Wer sein Studium abgeschlossen hat und vor der Entscheidung steht, wo er oder sie eine Karriere beginnen möchte, macht dies von verschiedenen Faktoren abhängig. Während Natur und Einkaufsmöglichkeiten die wichtigsten Freizeitaspekte bei der Standortwahl darstellen, sind Kinderbetreuungsangebote und Internationalität weniger wichtige Faktoren. Infrastrukturelle Faktoren wie Mobilfunk und Internet sowie Öffentlicher Nah- und Fernverkehr sind besonders wichtig. Was den Arbeitsplatz betrifft, sind den Befragten interessante Arbeitsinhalte, Jobsicherheit und Work- Life-Balance am wichtigsten.

Studierende schätzen Natur

In der Studie wurden die jungen Menschen auch gefragt, wie sie Trier als Arbeits- und Wohnort nach dem Studium bewerten. Im Schnitt sind die Studierenden zufrieden mit den Freizeitanegboten in der Stadt. Besonders geschätzt wird die Natur. Vom Wohnen in der Stadt haben die meisten ein positives Bild. Die Bewertung der Trierer Mentalität fällt etwas ab, die Wohnkosten werden von vielen als hoch eingeschätzt. Mobilfunk und Internet werden gut, öffentlicher Nah- und Fernverkehr wird eher durchschnittlich bewertet. Straßenverkehr und insbesondere Fahrradfreundlichkeit werden sehr kritisch gesehen.Was den Arbeitsmarkt angeht, fühlen sich die Studierenden eher schlecht über ihre Karrierechancen in Trier und Luxemburg informiert.

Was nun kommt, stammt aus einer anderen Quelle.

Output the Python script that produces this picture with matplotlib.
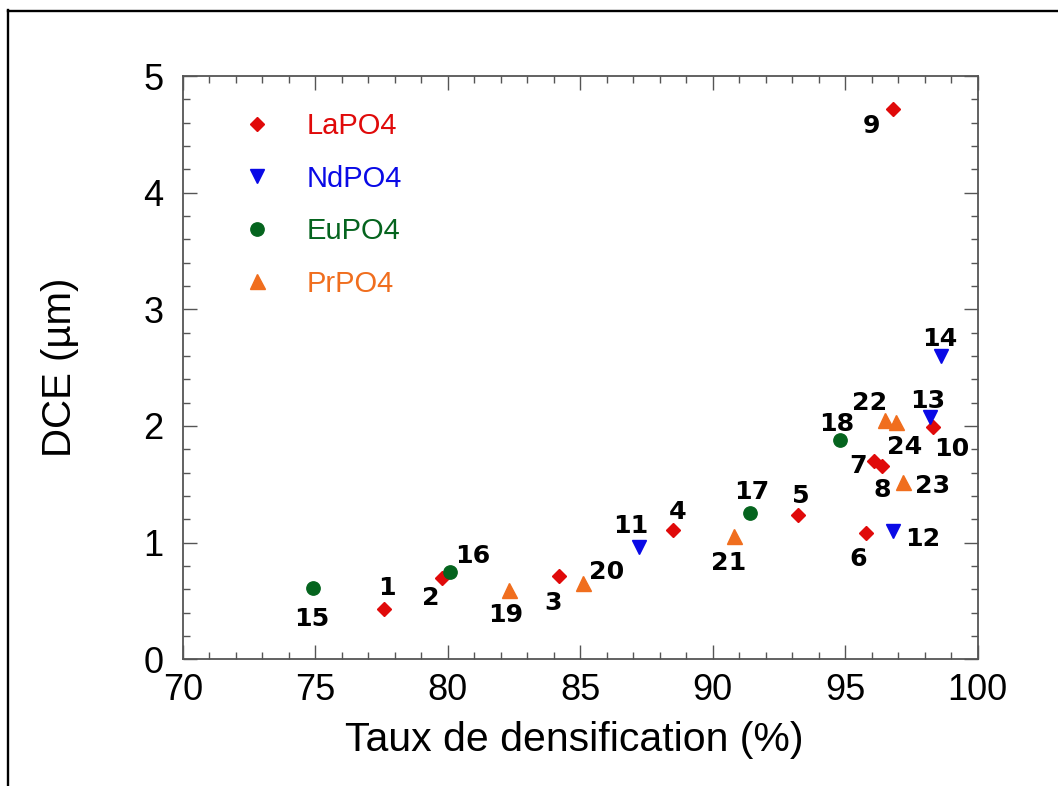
import matplotlib
matplotlib.use("Agg")
import matplotlib.pyplot as plt
from matplotlib.lines import Line2D
from matplotlib.ticker import MultipleLocator

# Densification rate (%) and grain size DCE (µm) per sample, grouped by phosphate
la_id = [1, 2, 3, 4, 5, 6, 7, 8, 9, 10]
la_x = [77.6, 79.8, 84.2, 88.5, 93.2, 95.8, 96.1, 96.4, 96.8, 98.3]
la_y = [0.43, 0.70, 0.71, 1.11, 1.24, 1.08, 1.70, 1.66, 4.72, 1.99]

nd_id = [11, 12, 13, 14]
nd_x = [87.2, 96.8, 98.2, 98.6]
nd_y = [0.96, 1.10, 2.08, 2.60]

eu_id = [15, 16, 17, 18]
eu_x = [74.9, 80.1, 91.4, 94.8]
eu_y = [0.61, 0.75, 1.25, 1.88]

pr_id = [19, 20, 21, 22, 23, 24]
pr_x = [82.3, 85.1, 90.8, 96.5, 97.2, 96.9]
pr_y = [0.59, 0.65, 1.06, 2.05, 1.52, 2.03]

series_names = ["LaPO4", "NdPO4", "EuPO4", "PrPO4"]
x_ticks = [70, 75, 80, 85, 90, 95, 100]
y_ticks = [0, 1, 2, 3, 4, 5]

# label offsets (points) of each sample number relative to its marker
label_offsets = {
    1: (2, 17), 2: (-8.6, -13.5), 3: (-4.6, -17.8), 4: (3.6, 14.4),
    5: (2.2, 14.9), 6: (-6, -16.8), 7: (-11.7, -1.9), 8: (-0.2, -16),
    9: (-15.6, -10.8), 10: (14.1, -14.4), 11: (-5.5, 16.8), 12: (21.8, -4.1),
    13: (-1.9, 12.5), 14: (-0.7, 13.5), 15: (-0.4, -20.9), 16: (16.1, 12.7),
    17: (1.7, 17.3), 18: (-2.4, 13.2), 19: (-2.2, -16.3), 20: (16.8, 9.6),
    21: (-3.9, -18.5), 22: (-11.3, 14.2), 23: (21.1, -1.2), 24: (6.5, -15.8),
}

c_la = "#e00a0a"
c_nd = "#0a0ae6"
c_eu = "#05641e"
c_pr = "#f06e1e"

plt.rcParams["font.family"] = ["Liberation Sans", "DejaVu Sans"]

fig = plt.figure(figsize=(10.58, 7.86), dpi=100)
ax = fig.add_axes([0.1727, 0.1612, 0.7514, 0.7421])

ax.plot(la_x, la_y, ls="none", marker="D", ms=7.6, color=c_la, label=series_names[0])
ax.plot(nd_x, nd_y, ls="none", marker="v", ms=10.2, color=c_nd, label=series_names[1])
ax.plot(eu_x, eu_y, ls="none", marker="o", ms=9.6, color=c_eu, label=series_names[2])
ax.plot(pr_x, pr_y, ls="none", marker="^", ms=10.8, color=c_pr, label=series_names[3])

fs_lab = 18.2
for ids, xs, ys in [(la_id, la_x, la_y), (nd_id, nd_x, nd_y),
                    (eu_id, eu_x, eu_y), (pr_id, pr_x, pr_y)]:
    for i, x, y in zip(ids, xs, ys):
        dx, dy = label_offsets[i]
        ax.annotate(str(i), (x, y), xytext=(dx, dy - 0.36 * fs_lab),
                    textcoords="offset points", ha="center", va="baseline",
                    fontsize=fs_lab, fontweight="bold", family="DejaVu Sans",
                    color="black")

ax.set_xlim(70, 100)
ax.set_ylim(0, 5)
ax.set_xticks(x_ticks)
ax.set_yticks(y_ticks)
ax.xaxis.set_minor_locator(MultipleLocator(1))
ax.yaxis.set_minor_locator(MultipleLocator(0.2))
ax.tick_params(which="both", direction="in", top=True, right=True,
               color="#555555", width=1.0)
ax.tick_params(which="major", length=10, labelsize=26)
ax.tick_params(which="minor", length=5)
ax.tick_params(axis="x", which="major", pad=10)
ax.tick_params(axis="y", which="major", pad=14)
for sp in ax.spines.values():
    sp.set_color("#555555")
    sp.set_linewidth(1.3)

ax.set_xlabel("Taux de densification (%)", fontsize=29.5, labelpad=10)
ax.xaxis.set_label_coords(0.4925, -0.105)
ax.set_ylabel("DCE (µm)", fontsize=29, labelpad=46)

leg = ax.legend(loc="upper left", bbox_to_anchor=(0.075, 0.938), frameon=False,
                fontsize=21, handlelength=1.0, handletextpad=1.22,
                labelspacing=0.84, borderpad=0, borderaxespad=0, numpoints=1)
for txt, col in zip(leg.get_texts(), [c_la, c_nd, c_eu, c_pr]):
    txt.set_color(col)

# outer frame of the figure
fig.add_artist(Line2D([7.5, 7.5], [0, 776], transform=None, color="black", lw=1.7))
fig.add_artist(Line2D([7.5, 1058], [775, 775], transform=None, color="black", lw=1.7))

fig.savefig("out.png", dpi=100)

Laut Studienleiter Burchard könne man hier ansetzen und mehr über Arbeitgeber informieren. Auffällig war, dass viele Studierende Fragen zum Arbeitsmarkt in Trier nicht beantworten konnten.

Einen großen Unterschied, ob man in der Region bleibt oder nicht, macht laut den Ergebnissen auch aus, ob man heimisch oder zugezogen ist. Während fast 60 Prozent der Zugezogenen Trier eher verlassen möchten und nur sehr wenige vorhaben, fest zu bleiben, wollen 50 Prozent der
Einheimischen eher bleiben. Laut Burchard können diejenigen, die von weiter weg kommen, während des Studiums offenbar nicht überzeugt werden, zu bleiben. „Da müsste man ansetzen", hob er hervor. Insofern lautet eine seiner zentralen Empfehlungen, die Stärken der Region als Standort und Arbeitsmarkt stärker ins Bewusstsein zu rufen.

Genau in diese Kerbe schlug auch Pascal Schäfer, Absolvent der Trierer Uni, Personalberater und Gründer von talentmindz.de, einer digitalen Personalvermittlungsagentur. Der gebürtige Trierer sagte, ihm sei erst während seines Studienaufenthalts in Frankreich und bei einem Praktikum in Luxemburg klar geworden, was die Großregion zu bieten hat. War er sich anfangs noch sicher, Trier nach dem Studium zu verlassen, hat er sich dann doch hier niedergelassen. „Man sollte die Attraktivität der Region besser kommunizieren", lautete Schäfers Tipp.

Phillip Ihl, Gründer der fashiontale GmbH, einer Online-Plattform, die gebrauchte Kleidung von Bloggern und Influencern verkauft, macht aktuell die Erfahrung, dass es vor allem im Bereich Finanzen problematisch ist, Akademiker in Trier für sein Unternehmen zu gewinnen.

OB Wolfram Leibe hob die bedeutende Rolle Luxemburgs hervor, wenn es darum geht, junge Menschen in der Region zu halten. Der grenzüberschreitende Arbeitsmarkt biete hervorragende Chancen – gerade für Akademiker. Diesen Aspekt betonte auch Julia Schäfer vom Amt für Stadtentwicklung und Statistik: Der Luxemburger Arbeitsmarkt könne helfen, junge Menschen in der Region zu halten.